Hammonds would not agree to be interviewed for this story, but one of her close advisors, College Dean for Administration D. E. Lorraine Sterritt, suggested in an email that the Dean of the College position is meant to be in part about caring for undergraduates.

The Dean of the College, she wrote, is “both the chief administrative officer of the College and the person who must enact the vision of the College,” charged with overseeing “the education and wellbeing of the undergraduate body.”

Observers say that Hammonds has embraced this mandate during her time as dean. But despite her efforts to protect and nurture students, they said, Hammonds was hindered from the start by events beyond her control and problems with her approach.

Hammonds arrived at University Hall in the summer of 2008, just months before the beginning of the financial crisis. From the start, she had to deal with widespread budget cuts and administrative restructuring across FAS.

As hot breakfast disappeared from the Houses, staff size shrank across the College, and one or more students died each school year, Hammonds was forced into a reactionary position from which she never really recovered, several former College affiliates said. Instead of laying out a proactive vision for what the College should be, they said, Hammonds was forced to protect and defend it.

“I think that just made it much harder for Dean Hammonds to focus on the big picture—where do we want the College to go? Instead she was focused on the small things—how do we address these things?” said Van C. Tran, a Lowell House tutor from 2005 to 2011.

Despite these circumstances, Hammonds did push through several efforts to care for undergraduates, including the implementation of Administrative Board reforms, the launch of winter break programming, and the expansion of campus social spaces.

But former Undergraduate Council President Senan Ebrahim ’12 said that Hammonds’s approach was often an obstacle in such initiatives.

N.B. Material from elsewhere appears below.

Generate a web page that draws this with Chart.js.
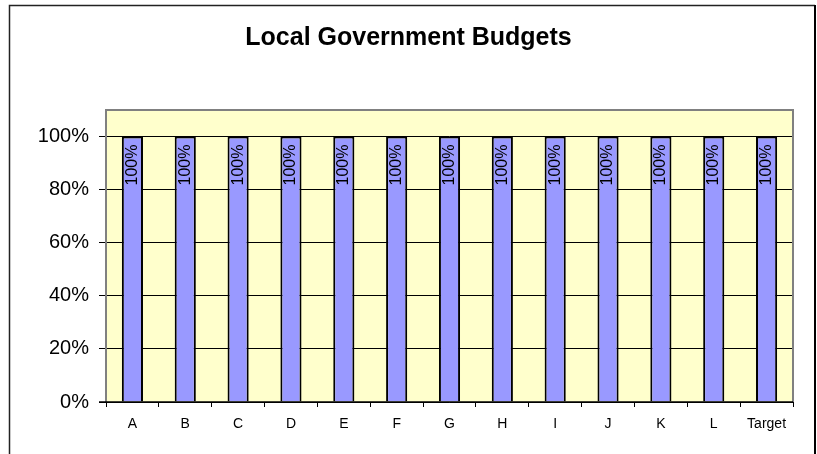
<!DOCTYPE html>
<html><head><meta charset="utf-8">
<script src="https://cdn.jsdelivr.net/npm/chart.js@4/dist/chart.umd.min.js"></script>
<style>html,body{margin:0;padding:0;background:#fff}</style>
</head><body>
<canvas id="c" width="817" height="454" style="display:block"></canvas>
<script>
const chartTitle = 'Local Government Budgets';
const categories = ['A','B','C','D','E','F','G','H','I','J','K','L','Target'];
const budgetShare = [1,1,1,1,1,1,1,1,1,1,1,1,1];
const yTickValues = [0,0.2,0.4,0.6,0.8,1.0];
const yMax = 1.1;

const FONT = '"Liberation Sans", Arial, sans-serif';

const bgPlugin = {
  id: 'bg',
  beforeDraw(chart) {
    const {ctx, chartArea: a} = chart;
    ctx.save();
    ctx.fillStyle = '#FFFFCC';
    ctx.fillRect(a.left, a.top, a.right - a.left, a.bottom - a.top);
    ctx.restore();
  },
  afterDatasetsDraw(chart) {
    const {ctx, chartArea: a} = chart;
    ctx.save();
    ctx.strokeStyle = '#808080';
    ctx.lineWidth = 2;
    ctx.beginPath();
    ctx.moveTo(a.left, a.bottom);
    ctx.lineTo(a.left, a.top);
    ctx.lineTo(a.right, a.top);
    ctx.lineTo(a.right, a.bottom);
    ctx.stroke();
    ctx.strokeStyle = '#000';
    ctx.lineWidth = 1.5;
    ctx.beginPath();
    ctx.moveTo(a.left - 7, a.bottom);
    ctx.lineTo(a.right, a.bottom);
    ctx.stroke();
    const meta = chart.getDatasetMeta(0);
    ctx.fillStyle = '#000';
    ctx.font = '16px ' + FONT;
    ctx.textAlign = 'right';
    ctx.textBaseline = 'middle';
    meta.data.forEach((bar, i) => {
      const v = chart.data.datasets[0].data[i];
      ctx.save();
      ctx.translate(bar.x, bar.y + 8);
      ctx.rotate(-Math.PI / 2);
      ctx.fillText(Math.round(v * 100) + '%', 0, 0);
      ctx.restore();
    });
    ctx.restore();
  },
  afterDraw(chart) {
    const ctx = chart.ctx;
    ctx.save();
    ctx.strokeStyle = '#222';
    ctx.lineWidth = 1.5;
    ctx.beginPath();
    ctx.moveTo(9.5, 470);
    ctx.lineTo(9.5, 5.5);
    ctx.lineTo(815, 5.5);
    ctx.stroke();
    ctx.strokeStyle = '#000';
    ctx.lineWidth = 2;
    ctx.beginPath();
    ctx.moveTo(815, 5);
    ctx.lineTo(815, 470);
    ctx.stroke();
    ctx.restore();
  }
};

new Chart(document.getElementById('c'), {
  type: 'bar',
  data: {
    labels: categories,
    datasets: [{
      data: budgetShare,
      backgroundColor: '#9999FF',
      borderColor: '#000',
      borderWidth: 2,
      barPercentage: 0.4,
      categoryPercentage: 1.0
    }]
  },
  options: {
    responsive: false,
    animation: false,
    devicePixelRatio: 1,
    layout: { padding: { left: 12, right: 12, top: 0, bottom: 0 } },
    plugins: {
      legend: { display: false },
      tooltip: { enabled: false },
      title: {
        display: true,
        text: chartTitle,
        color: '#000',
        font: { family: FONT, size: 25, weight: 'bold' },
        padding: { top: 23, bottom: 57 }
      }
    },
    scales: {
      x: {
        offset: true,
        grid: { display: true, drawOnChartArea: false, drawTicks: true, tickLength: 5, color: '#000', offset: true },
        border: { display: false },
        ticks: { color: '#000', font: { family: FONT, size: 14 }, padding: 9, maxRotation: 0, autoSkip: false },
        afterFit(s) { s.height = 52; }
      },
      y: {
        min: 0,
        max: yMax,
        afterBuildTicks(s) { s.ticks = yTickValues.map(v => ({ value: v })); },
        grid: { color: '#000', lineWidth: 1, tickLength: 7, drawTicks: true },
        border: { display: false },
        ticks: {
          color: '#000',
          font: { family: FONT, size: 20 },
          padding: 10,
          callback: v => Math.round(v * 100) + '%'
        },
        afterFit(s) { s.width = 94; }
      },
      spacer: {
        type: 'linear',
        position: 'right',
        display: true,
        grid: { display: false, drawTicks: false },
        border: { display: false },
        ticks: { display: false },
        afterFit(s) { s.width = 12; }
      }
    }
  },
  plugins: [bgPlugin]
});
</script>
</body></html>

He said that while Hammonds was open and engaged when presented with student concerns, she had trouble proactively reaching out and following through.

“In my opinion, I honestly think she was 100 percent in the right place in her aims,” he said. “I only expected the best from her, because she really cared about the students, and I think she had a similar perspective in a way that was shockingly progressive from her position as dean. The problem was just in the delivery space.”